No es la primera vez que el británico Mike Leigh se propone retratar a personajes disfuncionales, de difícil o heterodoxa convivencia con la sociedad. Ya lo hizo antes, al menos, en Naked (1993), El secreto de Vera Drake (2004) y Mr. Turner (2014), aunque las razones de esos ‘desajustes’ eran muy diferentes en cada uno aquellos casos. Ahora han tenido que pasar seis años desde el estreno de su realización anterior (el ambicioso fresco histórico que supuso La tragedia de Peterloo, 2018) para que Leigh se haya reencontrado con la veta más íntima y familiar de su filmografía (la que pasa por Secretos y mentiras, Todo o nada y Another Year), pero virando el retrato, nuevamente, hacia una figura de personalidad sumamente excéntrica –en este caso, tan malhumorada como antipática, tan gruñona como amargada– y de difícil o casi imposible convivencia con su entorno familiar y social.
Lo que ocurre es que aquí esa excentricidad es muy radical.

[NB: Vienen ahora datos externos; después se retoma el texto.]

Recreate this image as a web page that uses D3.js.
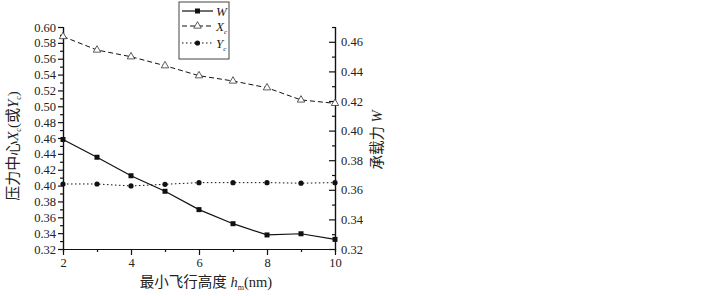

Pansy, una mujer negra y ya mayor, acosada por el dolor físico y sobre todo mental, solo sabe relacionarse con el mundo mediante la bronca, el enfado, los reproches airados y la confrontación permanente venga o no a cuento. Con su marido (un humilde fontanero que ya no sabe cómo tratarla) y con su hijo (una chaval de veintitrés años encerrado en sí mismo), pero también con la dentista, con el médico, con la cajera del supermercado, con su hermana Chantelle y con todo aquel que se cruza. Esta vez Mike Leigh lleva muy lejos esa distancia con el mundo (el retrato de Pansy es muy extremo, sin resquicio alguno para la serenidad o la empatía, y quizás a la interpretación de su actriz le faltan matices en la primera parte del metraje), pero finalmente el cineasta acaba encontrando las rendijas por las que el dolor, la amargura y la frustración acumuladas emergen bajo la agria coraza exterior del personaje.
En coherencia con ese retrato, la escenografía en la que Pansy se ha encerrado a sí misma (un hogar aséptico y despersonalizado, desprovisto de calor humano), las tonalidades fotográficas del film (intencionadamente neutras, casi tan limpias como los muebles de la casa) y la desnuda articulación narrativa (radicalmente despojada de todo psicologismo explicativo) hablan con elocuencia formal y estilística de ese impenetrable caparazón –a extramuros de todo cuanto la rodea– que a Pansy le costará tanto llegar a romper. De todo ello nace una película no ciertamente muy simpática, pero sí muy honesta y muy coherente, finalmente atravesada por la mirada humanista, compasiva y solidaria del director hacia su criatura. Una notable conquista de un cineasta de 81 años cuya autoexigencia formal deja al descubierto la radicalidad y el ímpetu de un joven creador en fructífera convivencia con la serenidad y la hondura que proporciona la madurez.